Conheci o Dino, fui estudar com ele, durante seis meses, no Centro. Eu fui me
envolvendo com a música popular brasileira...
E lhe veio outra pergunta:
-Por que você escolheu o Vittor como
arranjador, como produtor do seu disco?
-Compareci a uma série de shows do
Moacir Santos, “Ouro Negro”. Quando vi a banda, aqueles sopros, eu disse: isto é o que eu quero fazer quando crescer.
No meio dos instrumentistas do sopro, eu vi uma cabeça. Era a do Vittor, que
era o professor de todos. E me decidi: eu tinha de chegar nele.

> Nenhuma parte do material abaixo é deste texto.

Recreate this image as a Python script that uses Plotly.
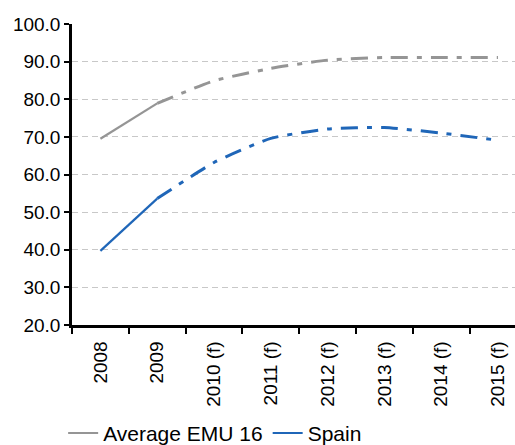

-Era o “capo di tutti capi”. - interveio
o Sérgio Fortes.
E Raphael Berendt falou de um amigo seu,
publicitário, que já estudava com o “capo”, ele, então, que era músico tinha a
obrigação de conhecê-lo.
-Raphael, compor choro em 2013 não é
estranho? - provocou o Simon Khoury.
-Estranho por quê? - reagiu o
compositor.
-Nem todo o mundo no Brasil é burro. -
insurgiu-se o Jonas Vieira.
Veio outra pergunta do Simon Khouri ao
compositor do CD “Amphibious”:
-Você acha que o choro é o gênero mais
difícil de se compor, de se tocar?
-Foi através do choro que cheguei à
música instrumental.
E falou em choro e em chorinho, o que
levou a pronta intervenção do Jonas Vieira.
-O choro é instrumental, o chorinho é o
choro cantado, com letra.
Grande conhecedor de música popular,
Jonas Vieira sabia que o choro instrumental é a nossa música de câmara e,
quando cantado, torna-se mais informal a ponto de ser chamado de chorinho.
Mas Simon Khoury não deixou de ser
provocativo e trauteou um “chorinho” instrumental de Hermeto Pascoal.
-“Jonas, basta me seguir, você estará
indo para o lugar certo.” - diria mais tarde o Simon Khoury.